* Aim:
Your task is to retype, word for word, the lines from the start of the data through the line holding "from matplotlib.lines import Line2D". Do not include the pictures.
^^^^^^^^
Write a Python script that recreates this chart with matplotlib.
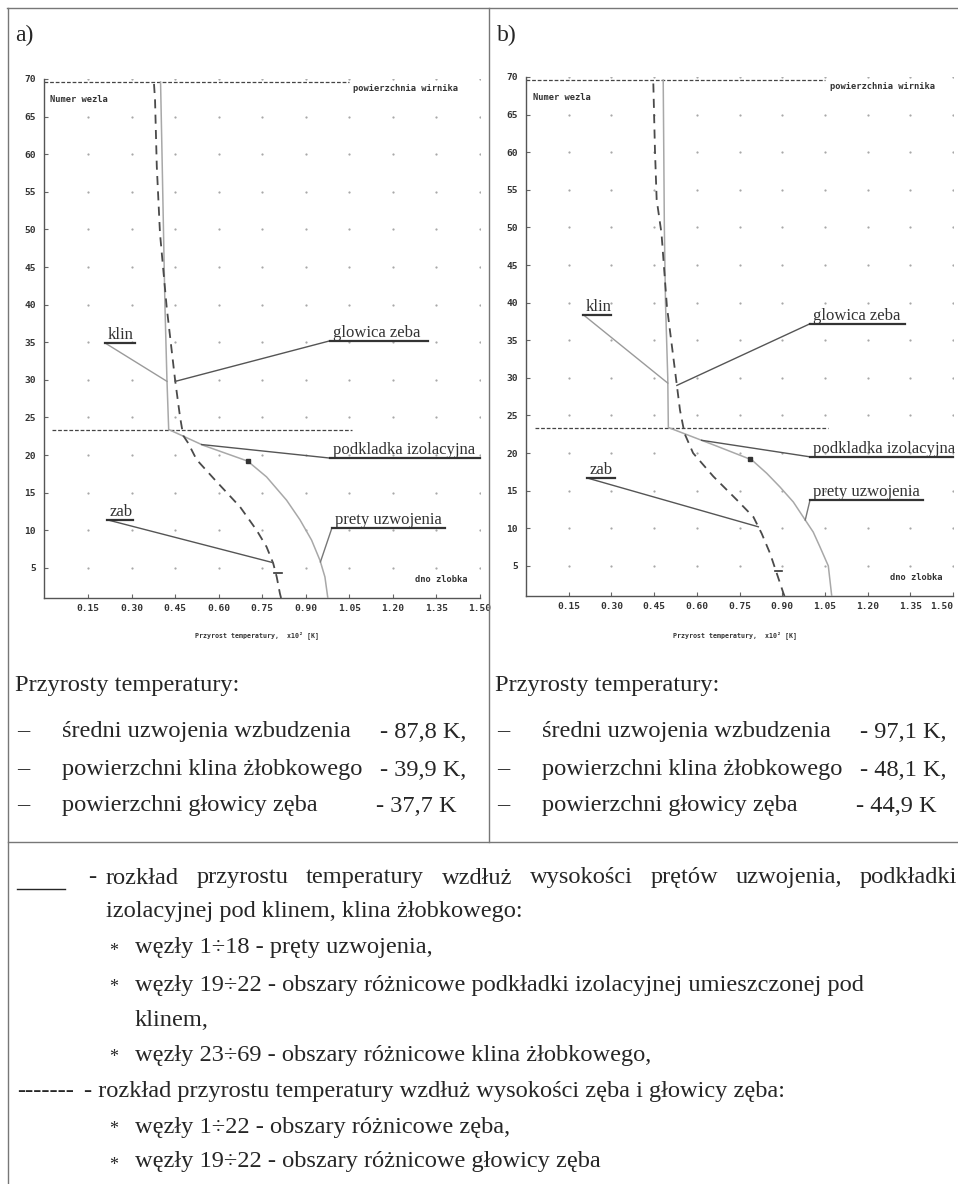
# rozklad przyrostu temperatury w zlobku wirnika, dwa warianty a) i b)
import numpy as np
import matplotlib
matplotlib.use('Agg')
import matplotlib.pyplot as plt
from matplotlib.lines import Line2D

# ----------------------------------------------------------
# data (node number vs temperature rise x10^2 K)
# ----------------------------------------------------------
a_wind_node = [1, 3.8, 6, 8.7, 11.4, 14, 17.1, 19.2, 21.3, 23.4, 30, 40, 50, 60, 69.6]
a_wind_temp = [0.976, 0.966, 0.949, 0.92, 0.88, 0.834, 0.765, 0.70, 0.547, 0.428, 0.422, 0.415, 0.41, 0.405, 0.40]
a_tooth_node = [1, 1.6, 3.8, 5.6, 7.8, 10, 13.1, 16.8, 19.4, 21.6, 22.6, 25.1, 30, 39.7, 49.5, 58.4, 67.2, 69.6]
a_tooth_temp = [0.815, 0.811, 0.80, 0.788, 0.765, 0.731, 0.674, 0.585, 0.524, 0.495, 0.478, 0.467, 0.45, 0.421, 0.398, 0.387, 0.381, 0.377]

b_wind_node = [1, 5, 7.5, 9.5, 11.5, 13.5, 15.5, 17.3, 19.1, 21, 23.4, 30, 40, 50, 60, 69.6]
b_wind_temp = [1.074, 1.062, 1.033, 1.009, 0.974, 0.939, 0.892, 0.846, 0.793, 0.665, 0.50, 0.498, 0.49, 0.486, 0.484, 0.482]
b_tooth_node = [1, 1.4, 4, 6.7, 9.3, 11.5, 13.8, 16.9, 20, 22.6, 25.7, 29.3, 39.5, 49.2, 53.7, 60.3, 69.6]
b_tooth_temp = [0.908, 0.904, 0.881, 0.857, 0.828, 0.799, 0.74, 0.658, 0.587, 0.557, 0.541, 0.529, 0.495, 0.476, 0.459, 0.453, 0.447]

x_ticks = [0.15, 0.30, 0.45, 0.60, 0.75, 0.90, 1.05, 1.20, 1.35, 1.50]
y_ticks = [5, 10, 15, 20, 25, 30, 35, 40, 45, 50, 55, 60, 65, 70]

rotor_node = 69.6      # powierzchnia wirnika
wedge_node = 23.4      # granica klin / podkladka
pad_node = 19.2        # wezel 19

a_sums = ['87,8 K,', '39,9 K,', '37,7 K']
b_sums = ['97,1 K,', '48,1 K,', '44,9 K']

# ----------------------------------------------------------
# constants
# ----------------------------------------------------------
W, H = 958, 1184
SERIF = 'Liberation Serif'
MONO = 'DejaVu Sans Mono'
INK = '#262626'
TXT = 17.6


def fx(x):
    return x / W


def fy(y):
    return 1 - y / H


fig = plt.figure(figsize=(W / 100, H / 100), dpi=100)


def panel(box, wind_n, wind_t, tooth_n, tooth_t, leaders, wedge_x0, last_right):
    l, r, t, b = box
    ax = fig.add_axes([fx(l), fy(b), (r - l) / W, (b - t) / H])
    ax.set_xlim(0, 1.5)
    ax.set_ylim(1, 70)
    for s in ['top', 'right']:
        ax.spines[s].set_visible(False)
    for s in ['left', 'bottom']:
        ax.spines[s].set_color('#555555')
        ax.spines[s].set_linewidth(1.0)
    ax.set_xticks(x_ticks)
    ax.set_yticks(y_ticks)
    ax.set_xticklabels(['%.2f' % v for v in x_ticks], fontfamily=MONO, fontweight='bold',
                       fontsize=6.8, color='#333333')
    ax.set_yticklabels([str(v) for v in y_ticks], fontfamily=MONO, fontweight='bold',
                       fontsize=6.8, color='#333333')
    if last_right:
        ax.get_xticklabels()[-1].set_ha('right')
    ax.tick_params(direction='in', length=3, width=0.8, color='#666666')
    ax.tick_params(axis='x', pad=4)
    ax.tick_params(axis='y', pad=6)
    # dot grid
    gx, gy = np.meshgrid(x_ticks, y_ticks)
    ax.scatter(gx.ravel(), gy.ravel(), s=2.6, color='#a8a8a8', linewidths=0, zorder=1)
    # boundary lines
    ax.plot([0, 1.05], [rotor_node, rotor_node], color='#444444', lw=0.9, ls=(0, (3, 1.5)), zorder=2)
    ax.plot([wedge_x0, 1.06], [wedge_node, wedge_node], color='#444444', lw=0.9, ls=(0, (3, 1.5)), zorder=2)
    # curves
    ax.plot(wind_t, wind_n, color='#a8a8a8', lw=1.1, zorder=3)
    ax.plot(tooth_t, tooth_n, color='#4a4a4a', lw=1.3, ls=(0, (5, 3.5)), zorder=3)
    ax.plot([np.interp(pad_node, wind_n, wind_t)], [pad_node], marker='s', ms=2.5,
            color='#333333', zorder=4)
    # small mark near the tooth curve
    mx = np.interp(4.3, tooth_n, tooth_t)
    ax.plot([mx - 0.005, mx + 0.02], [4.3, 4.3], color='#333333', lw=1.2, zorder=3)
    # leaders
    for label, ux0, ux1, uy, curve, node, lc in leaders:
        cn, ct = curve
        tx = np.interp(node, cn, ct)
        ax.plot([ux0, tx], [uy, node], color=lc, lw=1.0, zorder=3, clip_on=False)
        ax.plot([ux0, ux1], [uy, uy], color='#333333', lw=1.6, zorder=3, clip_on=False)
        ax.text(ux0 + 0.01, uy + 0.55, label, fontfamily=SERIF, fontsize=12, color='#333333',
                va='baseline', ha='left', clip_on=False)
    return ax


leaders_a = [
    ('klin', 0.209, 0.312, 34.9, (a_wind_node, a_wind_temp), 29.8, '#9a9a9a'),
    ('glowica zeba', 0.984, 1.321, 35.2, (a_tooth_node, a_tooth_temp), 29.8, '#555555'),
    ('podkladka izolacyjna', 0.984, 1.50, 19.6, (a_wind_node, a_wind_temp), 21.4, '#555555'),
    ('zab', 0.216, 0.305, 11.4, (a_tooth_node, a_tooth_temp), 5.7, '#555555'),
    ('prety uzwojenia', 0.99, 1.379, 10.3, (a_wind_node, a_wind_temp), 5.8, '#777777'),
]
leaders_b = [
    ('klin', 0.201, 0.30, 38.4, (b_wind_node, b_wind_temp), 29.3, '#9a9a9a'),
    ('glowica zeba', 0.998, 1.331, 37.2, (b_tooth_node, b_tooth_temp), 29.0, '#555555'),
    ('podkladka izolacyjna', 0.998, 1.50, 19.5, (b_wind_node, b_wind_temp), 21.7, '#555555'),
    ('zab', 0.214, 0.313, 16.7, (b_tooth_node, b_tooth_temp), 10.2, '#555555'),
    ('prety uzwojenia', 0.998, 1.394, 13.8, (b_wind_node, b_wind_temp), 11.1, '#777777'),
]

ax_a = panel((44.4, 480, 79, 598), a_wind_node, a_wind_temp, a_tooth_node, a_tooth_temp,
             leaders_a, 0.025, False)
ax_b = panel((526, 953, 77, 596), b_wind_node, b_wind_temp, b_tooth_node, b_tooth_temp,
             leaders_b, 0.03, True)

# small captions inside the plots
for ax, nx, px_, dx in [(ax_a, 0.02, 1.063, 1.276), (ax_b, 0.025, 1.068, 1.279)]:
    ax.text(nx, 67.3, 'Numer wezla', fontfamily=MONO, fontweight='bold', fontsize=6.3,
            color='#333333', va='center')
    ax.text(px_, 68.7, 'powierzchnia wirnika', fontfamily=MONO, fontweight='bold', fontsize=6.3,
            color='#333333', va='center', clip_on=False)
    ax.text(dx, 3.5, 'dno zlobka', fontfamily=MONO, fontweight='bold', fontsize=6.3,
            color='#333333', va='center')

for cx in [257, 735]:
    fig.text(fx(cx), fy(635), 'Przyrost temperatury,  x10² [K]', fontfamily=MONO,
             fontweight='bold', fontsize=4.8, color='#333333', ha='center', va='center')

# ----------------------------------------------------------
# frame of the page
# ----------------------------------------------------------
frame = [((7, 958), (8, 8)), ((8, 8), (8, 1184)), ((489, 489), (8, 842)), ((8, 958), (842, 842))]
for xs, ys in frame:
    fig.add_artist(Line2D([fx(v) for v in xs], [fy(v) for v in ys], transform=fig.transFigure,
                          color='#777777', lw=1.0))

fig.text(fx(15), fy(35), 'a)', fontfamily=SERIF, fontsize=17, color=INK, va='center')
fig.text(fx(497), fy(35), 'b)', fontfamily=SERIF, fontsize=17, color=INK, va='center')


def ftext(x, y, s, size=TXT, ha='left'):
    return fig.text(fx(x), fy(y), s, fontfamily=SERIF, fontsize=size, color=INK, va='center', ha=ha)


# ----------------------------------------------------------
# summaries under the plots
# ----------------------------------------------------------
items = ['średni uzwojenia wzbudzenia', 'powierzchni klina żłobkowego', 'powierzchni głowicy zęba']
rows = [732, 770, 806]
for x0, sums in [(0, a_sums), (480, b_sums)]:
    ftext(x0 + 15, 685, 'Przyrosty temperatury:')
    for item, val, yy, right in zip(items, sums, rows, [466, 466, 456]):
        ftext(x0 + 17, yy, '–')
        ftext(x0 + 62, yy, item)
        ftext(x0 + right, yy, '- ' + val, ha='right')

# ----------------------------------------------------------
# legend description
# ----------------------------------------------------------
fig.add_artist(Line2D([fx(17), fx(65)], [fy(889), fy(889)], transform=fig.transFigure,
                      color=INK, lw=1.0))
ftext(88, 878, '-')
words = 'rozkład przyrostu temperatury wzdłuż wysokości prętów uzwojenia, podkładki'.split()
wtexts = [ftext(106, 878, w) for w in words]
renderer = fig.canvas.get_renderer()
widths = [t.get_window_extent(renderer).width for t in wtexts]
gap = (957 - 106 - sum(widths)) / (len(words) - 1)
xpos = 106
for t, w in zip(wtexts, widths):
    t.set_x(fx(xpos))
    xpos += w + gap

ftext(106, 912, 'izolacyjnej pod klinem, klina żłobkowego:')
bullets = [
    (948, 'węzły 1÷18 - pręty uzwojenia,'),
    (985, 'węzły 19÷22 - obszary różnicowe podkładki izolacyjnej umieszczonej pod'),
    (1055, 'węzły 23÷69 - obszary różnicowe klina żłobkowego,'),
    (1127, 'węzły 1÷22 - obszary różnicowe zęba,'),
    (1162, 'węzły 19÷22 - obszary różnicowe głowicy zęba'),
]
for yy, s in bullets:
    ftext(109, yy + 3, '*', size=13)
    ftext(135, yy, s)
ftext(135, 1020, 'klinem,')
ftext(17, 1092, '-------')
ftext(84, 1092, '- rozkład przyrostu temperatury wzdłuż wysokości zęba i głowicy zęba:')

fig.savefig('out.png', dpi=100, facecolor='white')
^^^^^^^^
* Exercise response:
Write a Python script that recreates this chart with matplotlib.
# rozklad przyrostu temperatury w zlobku wirnika, dwa warianty a) i b)
import numpy as np
import matplotlib
matplotlib.use('Agg')
import matplotlib.pyplot as plt
from matplotlib.lines import Line2D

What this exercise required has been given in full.